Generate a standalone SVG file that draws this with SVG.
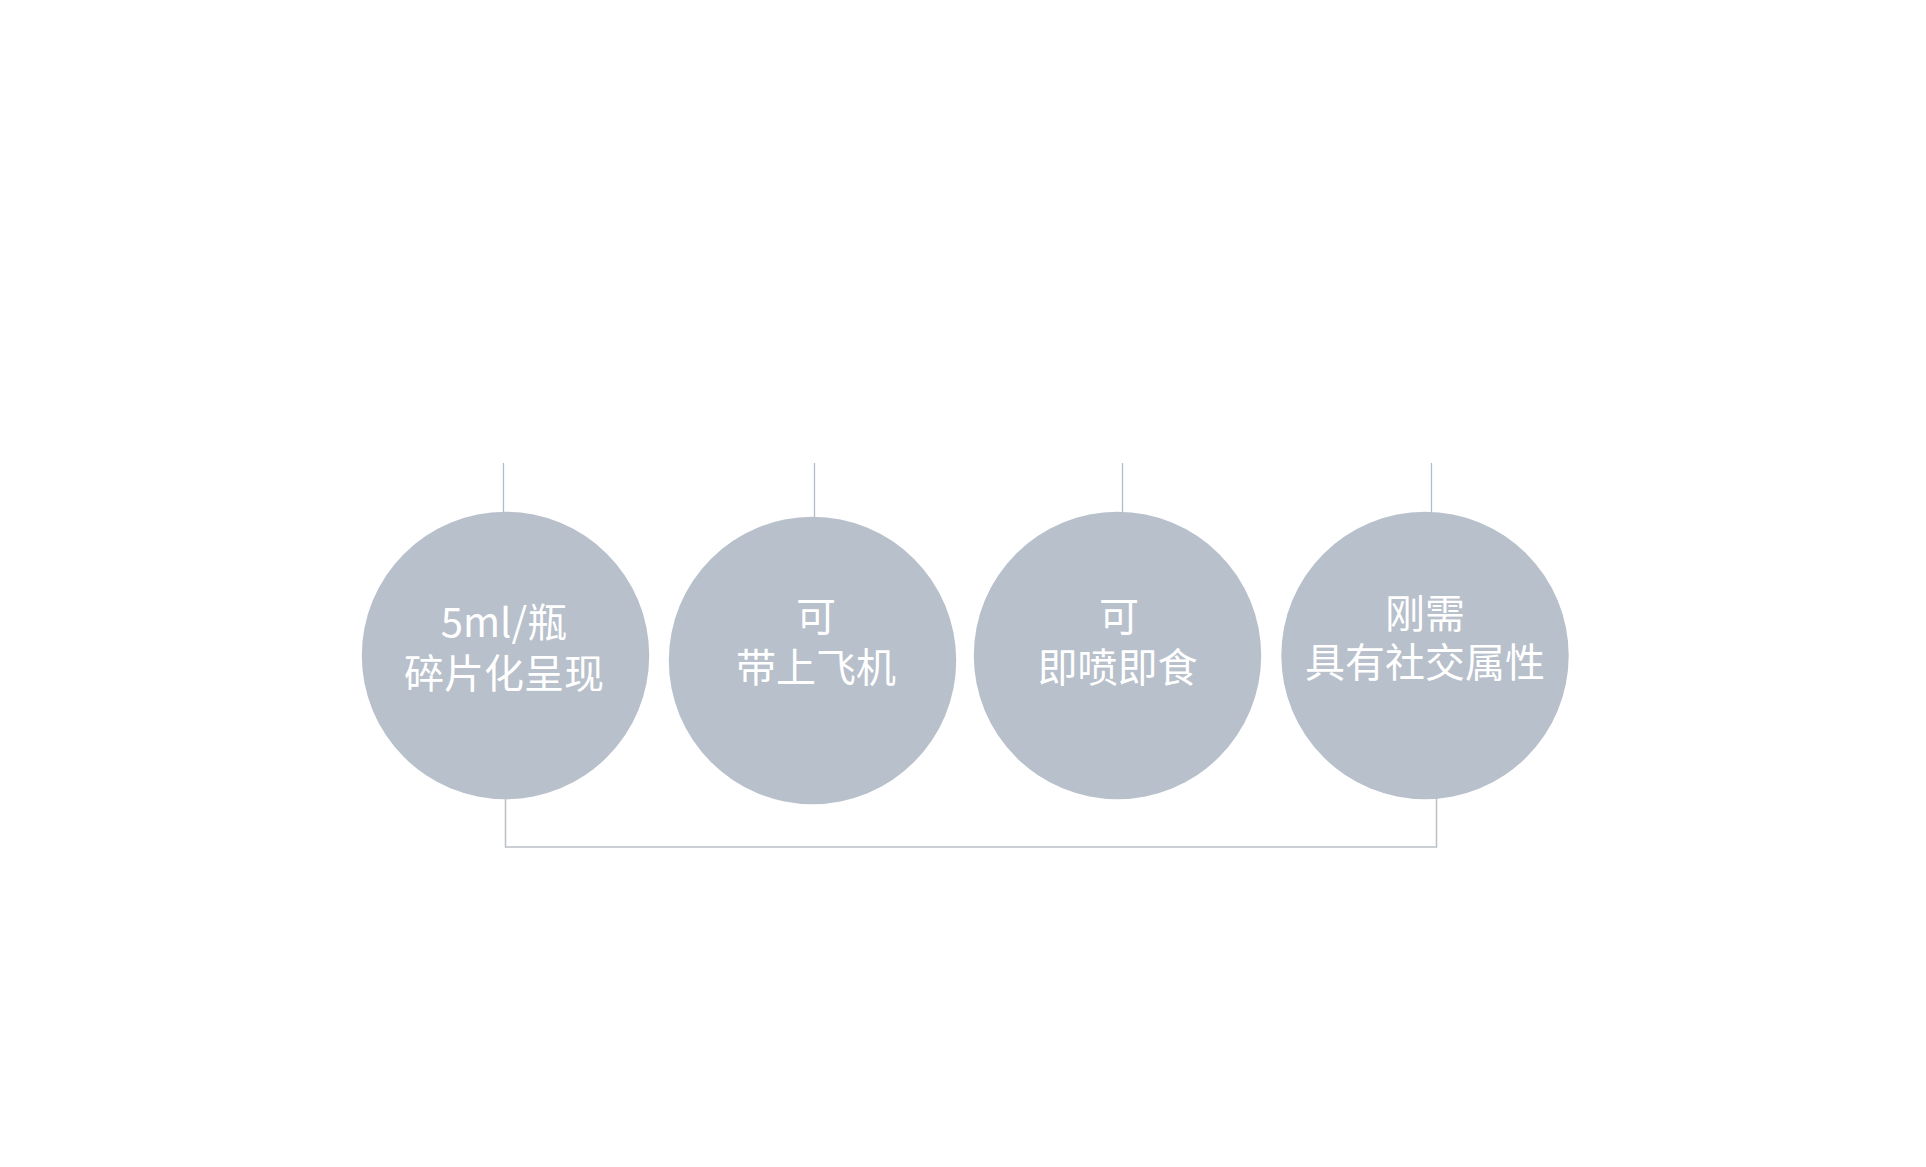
<svg xmlns="http://www.w3.org/2000/svg" width="1926" height="1167" viewBox="0 0 1926 1167">
<style>
.c{fill:#b8c0cb}
.t{fill:#ffffff;font-family:"Noto Sans CJK SC","Liberation Sans",sans-serif;font-size:40px;font-weight:400;text-anchor:middle}
.ln{stroke:#b3bbc6;stroke-width:1.3;fill:none}
.lb{stroke:#bcc0c6;stroke-width:1.5;fill:none}
</style>
<rect width="1926" height="1167" fill="#ffffff"/>
<g id="connectors">
<line class="ln" x1="503.5" y1="463" x2="503.5" y2="513"/>
<line class="ln" x1="814.5" y1="463" x2="814.5" y2="518"/>
<line class="ln" x1="1122.5" y1="463" x2="1122.5" y2="513"/>
<line class="ln" x1="1431.5" y1="463" x2="1431.5" y2="513"/>
<polyline class="lb" points="505.5,798 505.5,847 1436.5,847 1436.5,798"/>
</g>
<g id="node1">
<circle class="c" cx="505.5" cy="655.5" r="143.7"/>
<text class="t"><tspan x="504" y="637">5ml/瓶</tspan><tspan x="504" y="688">碎片化呈现</tspan></text>
</g>
<g id="node2">
<circle class="c" cx="812.5" cy="660.5" r="143.7"/>
<text class="t"><tspan x="816" y="631">可</tspan><tspan x="816" y="682">带上飞机</tspan></text>
</g>
<g id="node3">
<circle class="c" cx="1117.5" cy="655.5" r="143.7"/>
<text class="t"><tspan x="1119" y="631">可</tspan><tspan x="1117.5" y="682">即喷即食</tspan></text>
</g>
<g id="node4">
<circle class="c" cx="1425" cy="655.5" r="143.7"/>
<text class="t"><tspan x="1425" y="628">刚需</tspan><tspan x="1425" y="677">具有社交属性</tspan></text>
</g>
</svg>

****************************************

Leave out the pictures and retype every line above exactly.

# [Exercise answer]
Generate a standalone SVG file that draws this with SVG.
<svg xmlns="http://www.w3.org/2000/svg" width="1926" height="1167" viewBox="0 0 1926 1167">
<style>
.c{fill:#b8c0cb}
.t{fill:#ffffff;font-family:"Noto Sans CJK SC","Liberation Sans",sans-serif;font-size:40px;font-weight:400;text-anchor:middle}
.ln{stroke:#b3bbc6;stroke-width:1.3;fill:none}
.lb{stroke:#bcc0c6;stroke-width:1.5;fill:none}
</style>
<rect width="1926" height="1167" fill="#ffffff"/>
<g id="connectors">
<line class="ln" x1="503.5" y1="463" x2="503.5" y2="513"/>
<line class="ln" x1="814.5" y1="463" x2="814.5" y2="518"/>
<line class="ln" x1="1122.5" y1="463" x2="1122.5" y2="513"/>
<line class="ln" x1="1431.5" y1="463" x2="1431.5" y2="513"/>
<polyline class="lb" points="505.5,798 505.5,847 1436.5,847 1436.5,798"/>
</g>
<g id="node1">
<circle class="c" cx="505.5" cy="655.5" r="143.7"/>
<text class="t"><tspan x="504" y="637">5ml/瓶</tspan><tspan x="504" y="688">碎片化呈现</tspan></text>
</g>
<g id="node2">
<circle class="c" cx="812.5" cy="660.5" r="143.7"/>
<text class="t"><tspan x="816" y="631">可</tspan><tspan x="816" y="682">带上飞机</tspan></text>
</g>
<g id="node3">
<circle class="c" cx="1117.5" cy="655.5" r="143.7"/>
<text class="t"><tspan x="1119" y="631">可</tspan><tspan x="1117.5" y="682">即喷即食</tspan></text>
</g>
<g id="node4">
<circle class="c" cx="1425" cy="655.5" r="143.7"/>
<text class="t"><tspan x="1425" y="628">刚需</tspan><tspan x="1425" y="677">具有社交属性</tspan></text>
</g>
</svg>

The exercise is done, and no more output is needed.